3 марта 1918 года в левоэсеровской газете «Знамя Труда» впервые напечатана поэма Александра Блока «Двенадцать».

Вскоре отдельное, проиллюстрированное Юрием Анненковым, вышло в издательстве «Алконост» тиражом в 300 экземпляров. При жизни Блока поэма издавалась 22 раза в оригинале и 15 раз в переводах на французский, английский, немецкий, польский, итальянский, болгарский, украинский языки. Сколько всего изданий выдержала поэма за столетие, кажется, уже не сосчитать. И всё это время она вызывает лютую ненависть у одних и столь же яростную любовь у других. Похоже, нет в мире ни одного человека, кто остался бы равнодушен к «Двенадцати» (если, конечно, не считать советских и российских школьников, которым по большому счёту глубоко наплевать, что учить наизусть, лишь бы поскорей отвязались).
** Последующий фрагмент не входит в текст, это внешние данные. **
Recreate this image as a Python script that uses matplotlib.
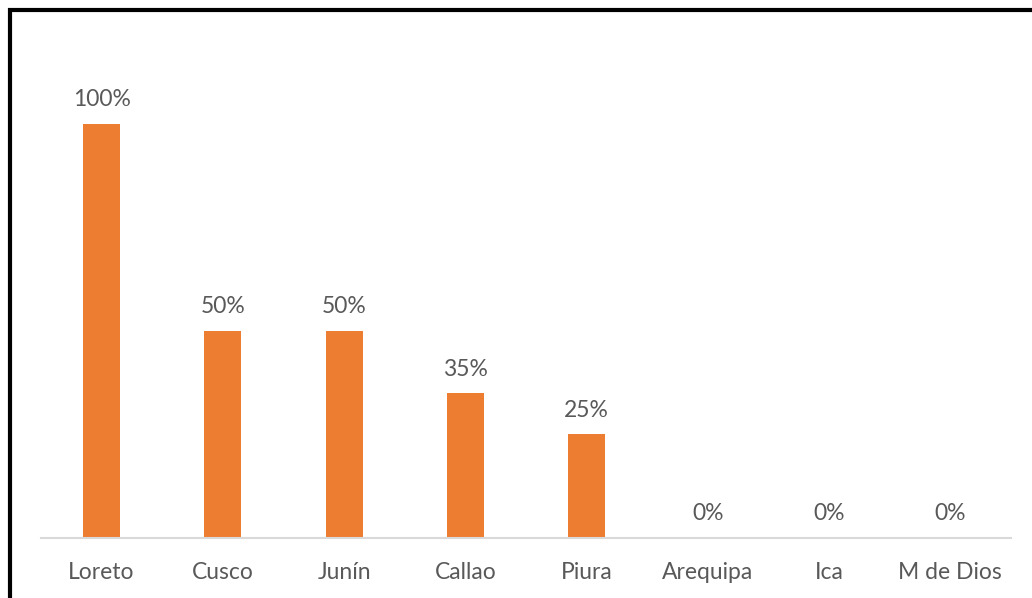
import matplotlib
matplotlib.use("Agg")
import matplotlib.pyplot as plt
from matplotlib.patches import Rectangle

#--- data
regions = ["Loreto", "Cusco", "Junín", "Callao", "Piura", "Arequipa", "Ica", "M de Dios"]
shares = [100, 50, 50, 35, 25, 0, 0, 0]   # percent

BAR_COLOUR = "#ED7D31"
TEXT_COLOUR = "#595959"
AXIS_COLOUR = "#D9D9D9"

plt.rcParams["font.family"] = ["Lato", "DejaVu Sans"]

W, H = 1032, 598
fig = plt.figure(figsize=(W / 100, H / 100), dpi=100)
ax = fig.add_axes([41 / W, (H - 538) / H, (1011 - 41) / W, (538 - 41) / H])

x = range(len(regions))
ax.bar(x, shares, width=0.305, color=BAR_COLOUR, zorder=2)

for xi, v in zip(x, shares):
    ax.annotate(f"{v}%", xy=(xi, v), xytext=(0, 24), textcoords="offset pixels",
                ha="center", va="center", fontsize=16.5, color=TEXT_COLOUR)

ax.set_xlim(-0.5, len(regions) - 0.5)
ax.set_ylim(0, 120)
ax.set_xticks(list(x))
ax.set_xticklabels(regions, fontsize=16.5, color=TEXT_COLOUR)
ax.tick_params(axis="x", length=0, pad=17)
ax.set_yticks([])
for side in ["top", "right", "left"]:
    ax.spines[side].set_visible(False)
ax.spines["bottom"].set_color(AXIS_COLOUR)
ax.spines["bottom"].set_linewidth(1.5)

# black frame around the chart (right and bottom edges fall outside the image)
fig.patches.append(Rectangle((9.5 / W, -0.1), 1.2, (H - 9.5) / H + 0.1,
                             transform=fig.transFigure, fill=False,
                             edgecolor="black", linewidth=3))

fig.savefig("out.png", dpi=100, facecolor="white")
Возненавидели поэму не только те, у кого Февральская революция и октябрьский переворот вызывали, мягко говоря, стойкую неприязнь. Понятно, что она не понравилась Колчаку: «Горький и в особенности Блок талантливы. Очень, очень талантливы… И всё же обоих, когда возьмём Москву, придётся повесить». Бунину, назвавшему поэму набором частушек. Гиппиус, прервавшей отношения с Блоком.  Ахматовой, Сологубу, Пясту, отказавшихся от совместных выступлений с Блоком. Гумилёву, заявившему, что Блок в этой поэме вторично распял Христа и вторично «расстрелял государя», которого в то время ещё не произошло. И это особенно умилительно, если под «государем» понимать толстоморденькую Катьку. Но с Гумилёвым по крайней мере всё понятно ― он отыгрывался на «Двенадцати» за критику акмеизма.
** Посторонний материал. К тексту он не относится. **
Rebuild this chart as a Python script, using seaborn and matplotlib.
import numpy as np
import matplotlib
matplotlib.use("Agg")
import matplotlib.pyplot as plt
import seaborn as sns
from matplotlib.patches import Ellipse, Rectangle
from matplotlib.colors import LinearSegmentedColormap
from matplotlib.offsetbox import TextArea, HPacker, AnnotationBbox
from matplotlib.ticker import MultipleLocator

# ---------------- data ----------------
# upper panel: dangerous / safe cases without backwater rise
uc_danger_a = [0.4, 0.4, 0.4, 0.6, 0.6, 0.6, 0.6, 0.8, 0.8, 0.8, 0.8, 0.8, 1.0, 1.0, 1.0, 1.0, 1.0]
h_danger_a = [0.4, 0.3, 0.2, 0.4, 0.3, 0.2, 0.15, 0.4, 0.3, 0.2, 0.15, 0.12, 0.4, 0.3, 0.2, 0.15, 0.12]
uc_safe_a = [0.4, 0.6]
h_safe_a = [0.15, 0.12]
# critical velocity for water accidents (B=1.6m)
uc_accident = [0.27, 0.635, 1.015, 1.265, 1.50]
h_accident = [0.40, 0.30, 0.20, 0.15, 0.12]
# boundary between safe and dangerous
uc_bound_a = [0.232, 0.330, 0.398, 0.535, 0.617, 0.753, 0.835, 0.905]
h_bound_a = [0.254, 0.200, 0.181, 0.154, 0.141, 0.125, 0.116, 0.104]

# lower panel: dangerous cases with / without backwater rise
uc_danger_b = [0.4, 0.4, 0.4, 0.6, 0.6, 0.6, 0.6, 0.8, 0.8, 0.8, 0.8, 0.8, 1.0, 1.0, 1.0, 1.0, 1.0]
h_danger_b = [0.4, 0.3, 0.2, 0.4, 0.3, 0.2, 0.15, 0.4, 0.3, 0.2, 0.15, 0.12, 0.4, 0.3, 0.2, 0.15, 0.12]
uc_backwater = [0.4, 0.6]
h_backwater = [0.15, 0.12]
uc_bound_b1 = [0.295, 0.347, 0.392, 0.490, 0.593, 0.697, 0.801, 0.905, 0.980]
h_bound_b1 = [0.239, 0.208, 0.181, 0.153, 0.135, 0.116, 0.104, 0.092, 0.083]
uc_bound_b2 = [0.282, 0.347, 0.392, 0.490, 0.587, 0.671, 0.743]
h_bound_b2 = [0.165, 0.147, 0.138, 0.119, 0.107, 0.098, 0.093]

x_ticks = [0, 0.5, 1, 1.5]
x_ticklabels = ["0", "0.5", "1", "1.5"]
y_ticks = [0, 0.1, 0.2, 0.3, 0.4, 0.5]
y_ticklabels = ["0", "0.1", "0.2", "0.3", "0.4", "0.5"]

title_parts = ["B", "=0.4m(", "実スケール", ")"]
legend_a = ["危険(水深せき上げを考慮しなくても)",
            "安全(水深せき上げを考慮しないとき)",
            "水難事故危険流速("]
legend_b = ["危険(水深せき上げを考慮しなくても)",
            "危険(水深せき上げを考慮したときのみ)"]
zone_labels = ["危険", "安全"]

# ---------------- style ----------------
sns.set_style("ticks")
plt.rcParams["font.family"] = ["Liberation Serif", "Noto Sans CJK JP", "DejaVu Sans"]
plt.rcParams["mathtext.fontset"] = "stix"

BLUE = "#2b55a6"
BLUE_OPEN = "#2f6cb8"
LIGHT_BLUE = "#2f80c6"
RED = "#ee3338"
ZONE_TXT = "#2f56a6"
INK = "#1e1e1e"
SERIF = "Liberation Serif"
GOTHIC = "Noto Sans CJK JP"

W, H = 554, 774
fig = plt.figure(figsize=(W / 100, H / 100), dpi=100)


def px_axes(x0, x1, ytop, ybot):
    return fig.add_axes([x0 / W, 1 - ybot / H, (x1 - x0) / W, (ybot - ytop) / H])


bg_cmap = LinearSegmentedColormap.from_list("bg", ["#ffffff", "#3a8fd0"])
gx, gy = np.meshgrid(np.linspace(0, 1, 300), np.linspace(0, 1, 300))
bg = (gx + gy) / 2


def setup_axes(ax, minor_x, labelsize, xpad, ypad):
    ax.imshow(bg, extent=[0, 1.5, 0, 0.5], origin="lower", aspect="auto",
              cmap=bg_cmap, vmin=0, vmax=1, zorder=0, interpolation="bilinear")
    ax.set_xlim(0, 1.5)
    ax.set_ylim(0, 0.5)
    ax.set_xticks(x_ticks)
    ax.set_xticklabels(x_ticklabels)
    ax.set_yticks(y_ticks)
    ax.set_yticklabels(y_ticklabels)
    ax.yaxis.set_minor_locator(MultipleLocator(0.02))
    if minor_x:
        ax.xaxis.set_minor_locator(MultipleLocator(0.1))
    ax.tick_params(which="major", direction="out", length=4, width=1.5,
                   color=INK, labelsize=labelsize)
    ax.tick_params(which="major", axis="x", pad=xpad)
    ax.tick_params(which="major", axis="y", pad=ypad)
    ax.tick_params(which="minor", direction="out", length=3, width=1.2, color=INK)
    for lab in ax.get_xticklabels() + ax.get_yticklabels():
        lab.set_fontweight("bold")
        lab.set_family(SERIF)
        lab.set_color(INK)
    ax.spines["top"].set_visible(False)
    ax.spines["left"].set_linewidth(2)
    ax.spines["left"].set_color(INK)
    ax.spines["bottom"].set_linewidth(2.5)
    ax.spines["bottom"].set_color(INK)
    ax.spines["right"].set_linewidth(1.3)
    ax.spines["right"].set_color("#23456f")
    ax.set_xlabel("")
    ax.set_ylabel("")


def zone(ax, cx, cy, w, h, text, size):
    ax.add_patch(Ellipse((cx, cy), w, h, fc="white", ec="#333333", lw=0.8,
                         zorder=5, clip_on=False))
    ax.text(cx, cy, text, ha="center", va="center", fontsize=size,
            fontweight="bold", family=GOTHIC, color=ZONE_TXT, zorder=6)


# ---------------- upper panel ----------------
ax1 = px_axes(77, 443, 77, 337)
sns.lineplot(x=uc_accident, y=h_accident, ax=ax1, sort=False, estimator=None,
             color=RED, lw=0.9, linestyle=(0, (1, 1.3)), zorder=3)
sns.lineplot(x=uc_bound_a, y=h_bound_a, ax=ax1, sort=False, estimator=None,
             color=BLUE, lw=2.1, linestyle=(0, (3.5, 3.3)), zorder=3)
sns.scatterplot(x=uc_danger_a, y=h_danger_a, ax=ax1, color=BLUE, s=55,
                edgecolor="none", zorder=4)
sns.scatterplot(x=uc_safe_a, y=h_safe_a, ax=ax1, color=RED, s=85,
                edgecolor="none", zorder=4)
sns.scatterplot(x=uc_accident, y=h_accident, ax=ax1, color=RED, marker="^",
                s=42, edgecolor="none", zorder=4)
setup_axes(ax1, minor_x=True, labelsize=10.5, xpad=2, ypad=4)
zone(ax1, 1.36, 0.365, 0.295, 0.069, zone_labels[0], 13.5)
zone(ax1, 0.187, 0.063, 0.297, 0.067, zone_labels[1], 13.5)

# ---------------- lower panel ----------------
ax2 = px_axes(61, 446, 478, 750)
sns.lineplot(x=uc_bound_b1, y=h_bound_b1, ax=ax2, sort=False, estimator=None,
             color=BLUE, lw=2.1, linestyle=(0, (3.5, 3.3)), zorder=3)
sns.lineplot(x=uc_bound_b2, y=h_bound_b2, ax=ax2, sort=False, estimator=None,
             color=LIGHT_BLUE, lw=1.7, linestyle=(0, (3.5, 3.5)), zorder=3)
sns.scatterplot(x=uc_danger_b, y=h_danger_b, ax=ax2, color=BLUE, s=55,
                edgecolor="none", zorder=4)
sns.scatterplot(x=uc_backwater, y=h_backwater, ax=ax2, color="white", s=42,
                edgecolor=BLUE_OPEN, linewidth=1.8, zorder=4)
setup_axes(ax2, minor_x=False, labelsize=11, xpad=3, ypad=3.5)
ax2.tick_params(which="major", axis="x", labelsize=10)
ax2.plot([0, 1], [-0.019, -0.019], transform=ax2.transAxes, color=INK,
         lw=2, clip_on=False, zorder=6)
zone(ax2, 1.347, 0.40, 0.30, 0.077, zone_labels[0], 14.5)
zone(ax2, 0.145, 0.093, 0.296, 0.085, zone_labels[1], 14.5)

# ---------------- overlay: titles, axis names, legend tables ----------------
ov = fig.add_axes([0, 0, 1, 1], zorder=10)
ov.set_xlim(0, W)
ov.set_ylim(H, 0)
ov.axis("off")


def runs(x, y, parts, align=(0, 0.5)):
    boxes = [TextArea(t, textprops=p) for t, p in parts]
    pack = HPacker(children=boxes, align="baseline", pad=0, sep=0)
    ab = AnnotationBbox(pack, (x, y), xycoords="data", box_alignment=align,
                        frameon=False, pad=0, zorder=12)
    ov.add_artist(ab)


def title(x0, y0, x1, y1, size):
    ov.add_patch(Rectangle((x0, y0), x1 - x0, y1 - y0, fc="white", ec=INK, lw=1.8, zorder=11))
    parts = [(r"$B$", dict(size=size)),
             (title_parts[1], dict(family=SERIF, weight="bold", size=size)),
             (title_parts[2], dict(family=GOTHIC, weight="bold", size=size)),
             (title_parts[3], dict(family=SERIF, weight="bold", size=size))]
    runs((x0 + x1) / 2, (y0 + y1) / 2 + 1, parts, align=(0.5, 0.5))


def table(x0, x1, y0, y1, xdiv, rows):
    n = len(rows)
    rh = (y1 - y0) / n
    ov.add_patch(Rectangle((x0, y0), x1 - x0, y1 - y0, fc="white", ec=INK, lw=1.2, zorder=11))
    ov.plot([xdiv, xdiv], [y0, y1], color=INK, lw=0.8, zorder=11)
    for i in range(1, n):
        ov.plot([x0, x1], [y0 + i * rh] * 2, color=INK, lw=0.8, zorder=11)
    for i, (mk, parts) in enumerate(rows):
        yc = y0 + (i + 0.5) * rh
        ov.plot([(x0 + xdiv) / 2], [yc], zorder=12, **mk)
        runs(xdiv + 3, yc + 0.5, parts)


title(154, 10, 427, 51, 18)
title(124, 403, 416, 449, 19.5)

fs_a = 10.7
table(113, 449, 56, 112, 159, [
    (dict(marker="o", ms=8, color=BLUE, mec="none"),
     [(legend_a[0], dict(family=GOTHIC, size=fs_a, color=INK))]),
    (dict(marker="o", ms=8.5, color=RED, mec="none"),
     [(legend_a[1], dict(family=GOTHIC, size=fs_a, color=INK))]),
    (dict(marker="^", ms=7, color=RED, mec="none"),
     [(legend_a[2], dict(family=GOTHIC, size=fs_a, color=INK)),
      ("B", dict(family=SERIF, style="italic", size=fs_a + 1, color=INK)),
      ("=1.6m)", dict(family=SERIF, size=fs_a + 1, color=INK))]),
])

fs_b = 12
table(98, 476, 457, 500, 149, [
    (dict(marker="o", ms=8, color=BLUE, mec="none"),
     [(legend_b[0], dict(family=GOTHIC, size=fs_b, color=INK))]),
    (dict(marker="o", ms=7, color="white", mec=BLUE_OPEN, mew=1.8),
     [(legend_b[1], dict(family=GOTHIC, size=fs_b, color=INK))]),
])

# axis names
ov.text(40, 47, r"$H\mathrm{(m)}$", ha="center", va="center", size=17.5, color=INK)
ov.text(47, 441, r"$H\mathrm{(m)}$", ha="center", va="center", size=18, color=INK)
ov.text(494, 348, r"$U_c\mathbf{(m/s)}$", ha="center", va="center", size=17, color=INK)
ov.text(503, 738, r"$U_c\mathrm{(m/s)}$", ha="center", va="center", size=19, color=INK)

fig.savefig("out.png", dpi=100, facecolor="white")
«Двенадцать» не оценили даже те, кому она как бы должна была весьма приглянуться. Блок записывал в дневнике, что, по словам театрального комиссара Ольги Каменевой (родная сестра Троцкого, жена Каменева), Луначарский не рекомендовал эти стихи читать вслух, потому как «в них восхваляется то, чего мы, старые социалисты, больше всего боимся». Марксисты, добавляет в дневнике Блок, самые умные критики, и большинство правы, опасаясь «Двенадцати».

Но именно эту запись Блока почему-то игнорируют. А всё больше вспоминают рассказ Корнея Чуковского, которому не всегда и доверять можно, о том, что Блок, якобы сам не понимал, как это у него в поэме появился Христос в «белом венчике из роз». Если эти сдлова ― действительно правда, то, похоже, Блок дурачка Чуковского просто развёл. Вся поэма ведёт именно к такому финалу. И это вполне очевидно, если читать «Двенадцать» без пристрастия.
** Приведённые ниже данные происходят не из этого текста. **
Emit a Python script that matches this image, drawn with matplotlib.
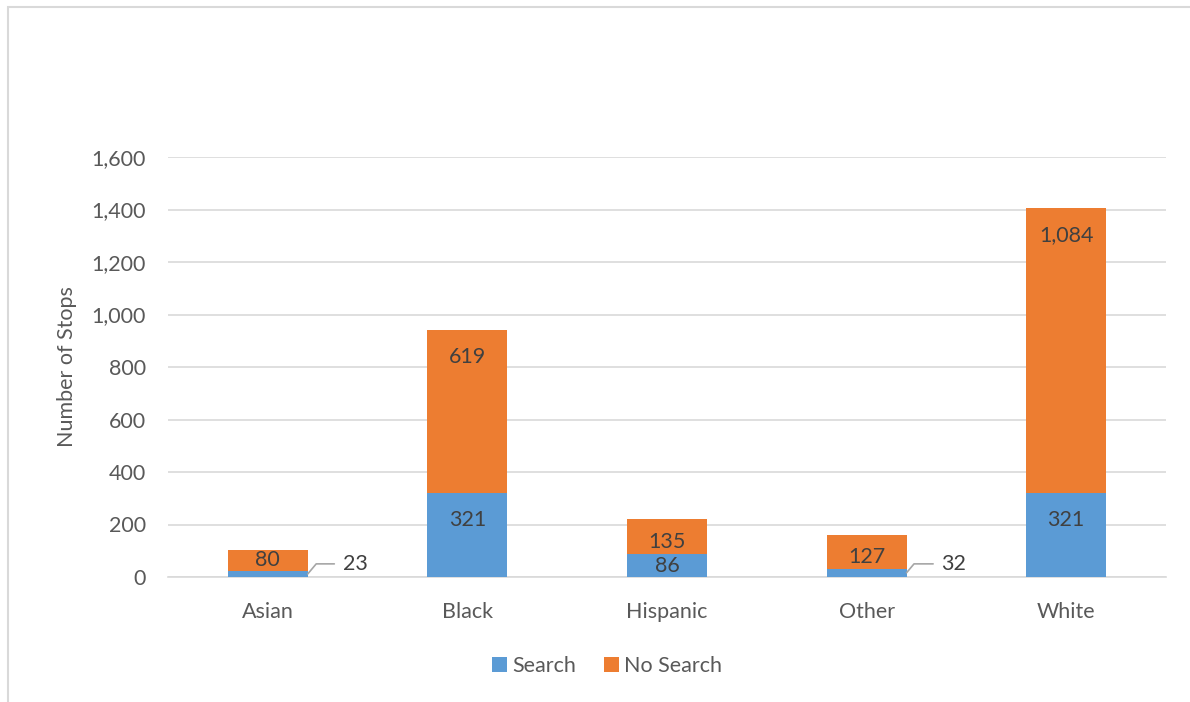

Напомним, поэма вышла не в большевистской, а в газете левых эсеров. Которые всего через полгода пытались в Москве снести большевиков. А в феврале 1919-го Блок (вместе с Замятиным, тоже связанным с левыми эсерами) был арестован ЧК по делу об антибольшевистских выступлениях петроградских рабочих. Как причастный к заговору левых эсеров. Освободили его только после личного вмешательства Луначарского, назвавшего Блока «гениальным попутчиком». А после того, как поэму канонизировали как большевистскую (а это случилось очень скоро) Блок потребовал уничтожить тираж.

Блок реально приветствовал Февральскую революцию. Точно так же и октябрьский переворот. Он видел в них силу, разрушающую ненавистный старый мир. И в «Двенадцати» воспел именно этот революционный разрушительный пафос. Вполне очевидно, что во главе разрушителей он поставил рабочего плотника Иисуса, который и сам (читай Новый завет) разрушал старый мир. Вместе со своими апостолами ― простыми малограмотными еврейскими пацанами-работягами. Такими же, как Петруха и Андрюха из «Двенадцати». И именно в них он видел истинных обновителей мира. Стоило к раннему стихийному и революционному христианству подступиться мудрому образованному фарисею Савлу, принявшему христианское имя Павел, как живая религия превратилась в церковь ― может быть, самую бюрократизированную структуру.

Точно так же с русской революцией. Пока большевики не укрепились и не превратились в строго иерархическую бюрократическую организацию, Блок был с ними. Когда ему стало ясно, во что выливается их мистическое обновление мира, ему стало с ними не по пути.